L’industria del fitness

Un brevissimo cenno merita il fenomeno del riutilizzo degli edifici industriali dismessi per attività del tutto diverse da quelle originarie, quali le attività della cura del fisico, del benessere e dello sport. Ci limiteremo a due esempi.

L’edificio nel quale si svolse per circa un secolo l’attività del Lanificio Cini, dopo essere rimasto inutilizzato per oltre quarant’anni, è stato recentemente restaurato e da qualche mese si chiama Laneria; ma il nome vuole riallacciarsi solo metaforicamente con l’antica attività. Oggi Laneria viene definita dai suoi ideatori e gestori (due associazioni: K&S Dance School e Contenitore di idee) un progetto culturale, artistico e sportivo della città.

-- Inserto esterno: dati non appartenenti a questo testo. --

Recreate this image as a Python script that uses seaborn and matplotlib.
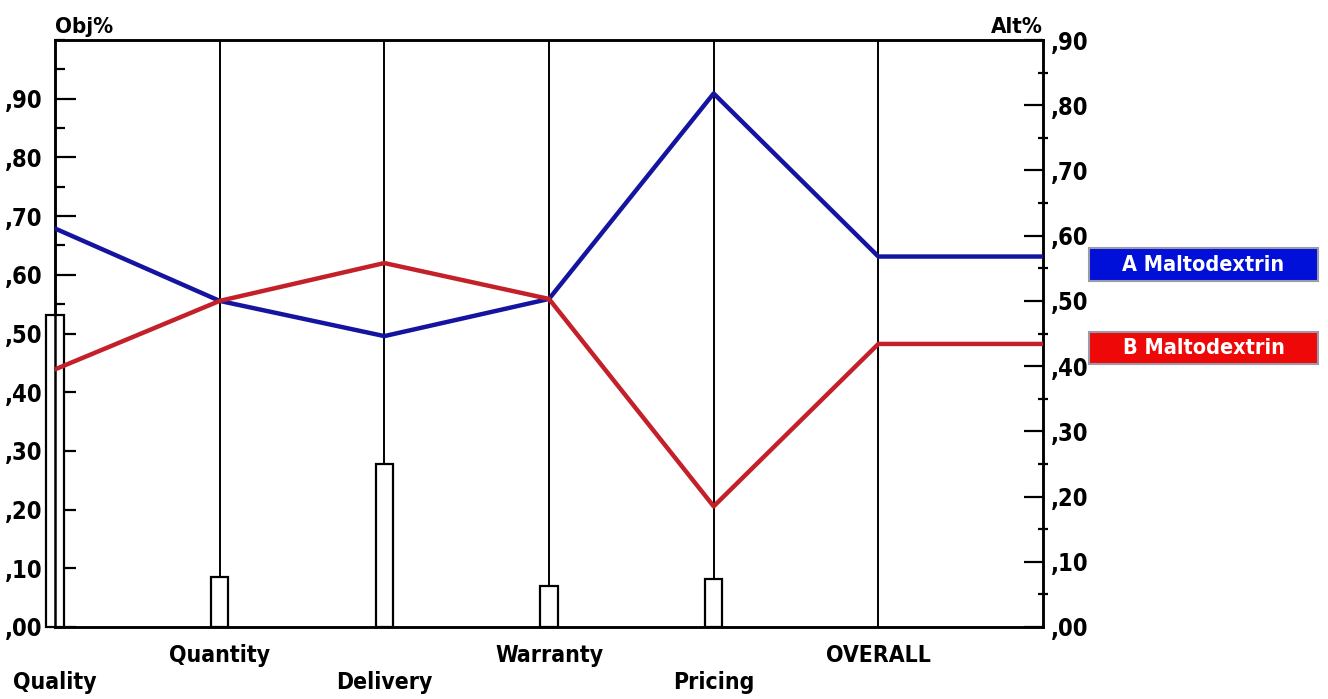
import matplotlib
matplotlib.use("Agg")
import matplotlib.pyplot as plt
import seaborn as sns
import pandas as pd
from matplotlib.ticker import FuncFormatter, MultipleLocator
from matplotlib.patches import Rectangle

# Criteria and weights (Obj%, left axis)
categories = ["Quality", "Quantity", "Delivery", "Warranty", "Pricing", "OVERALL"]
weights = [0.532, 0.086, 0.278, 0.069, 0.081]

# Alternative scores (Alt%, right axis), one per category incl. OVERALL
alt_names = ["A Maltodextrin", "B Maltodextrin"]
alt_a = [0.611, 0.500, 0.446, 0.503, 0.818, 0.568]
alt_b = [0.395, 0.500, 0.558, 0.503, 0.185, 0.434]
alt_colors = ["#1414a0", "#c4202a"]
box_colors = ["#0010d8", "#ee0808"]

sns.set_style("white")
plt.rcParams["font.family"] = ["DejaVu Sans"]
plt.rcParams["font.weight"] = "bold"
plt.rcParams["font.stretch"] = "condensed"
plt.rcParams["text.color"] = "black"
plt.rcParams["ytick.color"] = "black"

fig = plt.figure(figsize=(13.28, 6.99), dpi=100)
ax = fig.add_axes([55 / 1328, 1 - 627 / 699, (1043 - 55) / 1328, (627 - 40) / 699])
ax2 = ax.twinx()

n = len(categories)
xpos = list(range(n))

# weight bars
bars = pd.DataFrame({"x": xpos[:len(weights)], "w": weights})
sns.barplot(data=bars, x="x", y="w", native_scale=True, width=0.105,
            color="white", edgecolor="black", linewidth=1.6, ax=ax, zorder=3)
for p in ax.patches:
    p.set_clip_on(False)

# vertical criterion lines
for x in xpos[1:]:
    ax.axvline(x, color="black", lw=1.4, zorder=1)

# alternative lines, OVERALL carried to the right edge
for name, vals, col in zip(alt_names, [alt_a, alt_b], alt_colors):
    line = pd.DataFrame({"x": xpos + [n], "v": vals + [vals[-1]]})
    sns.lineplot(data=line, x="x", y="v", color=col, lw=3.2, ax=ax2, zorder=4)

ax.set_xlim(0, n)
ax.set_ylim(0, 1.0)
ax2.set_ylim(0, 0.9)
for a in (ax, ax2):
    a.set_xlabel("")
    a.set_ylabel("")
ax.set_xticks([])

fmt = FuncFormatter(lambda v, _: f"{v:.2f}"[1:].replace(".", ","))
for a in (ax, ax2):
    a.yaxis.set_major_locator(MultipleLocator(0.1))
    a.yaxis.set_minor_locator(MultipleLocator(0.05))
ax.set_yticks([i / 10 for i in range(10)])
ax.set_yticklabels([fmt(t, None) for t in ax.get_yticks()])
ax2.set_yticks([i / 10 for i in range(10)])
ax2.set_yticklabels([fmt(t, None) for t in ax2.get_yticks()])
ax.tick_params(axis="y", which="major", direction="in", length=15, width=1.6,
               labelsize=17, pad=9, left=True, colors="black")
ax.tick_params(axis="y", which="minor", direction="in", length=7, width=1.6, left=True)
ax2.tick_params(axis="y", which="major", direction="in", length=14, width=1.6,
                labelsize=17, pad=6, right=True, colors="black")
ax2.tick_params(axis="y", which="minor", direction="inout", length=7, width=1.6, right=True)

for a in (ax, ax2):
    for s in a.spines.values():
        s.set_visible(True)
        s.set_color("black")
        s.set_linewidth(1.8)

# staggered category labels
for i, c in enumerate(categories):
    y = -0.095 if i % 2 == 0 else -0.048
    ax.text(i, y, c, transform=ax.get_xaxis_transform(), ha="center", va="center",
            fontsize=16.5, fontweight="bold", clip_on=False)

fig.text(55 / 1328, 1 - 33 / 699, "Obj%", ha="left", va="baseline",
         fontsize=16, fontweight="bold")
fig.text(1043 / 1328, 1 - 33 / 699, "Alt%", ha="right", va="baseline",
         fontsize=16, fontweight="bold")

# legend boxes
for name, col, (top, bot) in zip(alt_names, box_colors, [(248, 281), (332, 364)]):
    x0, x1 = 1089 / 1328, 1318 / 1328
    fig.patches.append(Rectangle((x0, 1 - bot / 699), x1 - x0, (bot - top) / 699,
                                 transform=fig.transFigure, facecolor=col,
                                 edgecolor="#9a9aa8", lw=1.5))
    fig.text((x0 + x1) / 2, 1 - (top + bot) / 2 / 699, name, ha="center", va="center",
             color="white", fontsize=15.5, fontweight="bold")

fig.savefig("out.png", dpi=100)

Il nostro discorso si conclude con una “rivisitazione” dell’antica Fabbrica del Gelsolino che si trova, per l’appunto, in Via del Gelsolino. L’edificio all’esterno ha conservato integralmente la sua forma originaria. All’interno ormai da circa trent’anni si svolgono le attività di Bobadilla. Il titolare dell’impresa, Renzo Turbian, ci spiega che personale altamente qualificato in discipline motorie si occupa del benessere di circa 1600 persone, le quali vengono aiutate a seguire percorsi diversi: posturale, forma, dimagrimento, spa&relax, aqua, power and sport. “Percorsi – dice – che conducono le persone in un luogo chiamato salute, benessere, efficienza fisica”.

 

Un’ultima domanda

Giunti a questo punto ci chiediamo: quale sarà il futuro della città?

In base alle osservazioni sopra esposte, la risorsa economica più importante – quella che consente perfino di superare gli ostacoli del mercato sfavorevole – sembra essere il capitale umano. Un capitale costituito dalla capacità delle singole persone di sviluppare conoscenza, volontà, inventiva.

A mio modestissimo parere, questo capitale può consolidarsi, espandersi e produrre effetti benefici per l’insieme della società ispirandosi alla vicenda di Giuseppe Pasqualis. Come abbiamo visto, Pasqualis, oltre che imprenditore e scienziato, fu diffusore di nuove tecniche fra gli operatori del settore e anche fra la popolazione della compagna.

La città di Vittorio Veneto, per questa via, troverà – glielo auguro – il “filo” che allaccerà le migliori esperienze del passato a quelle del presente e del futuro.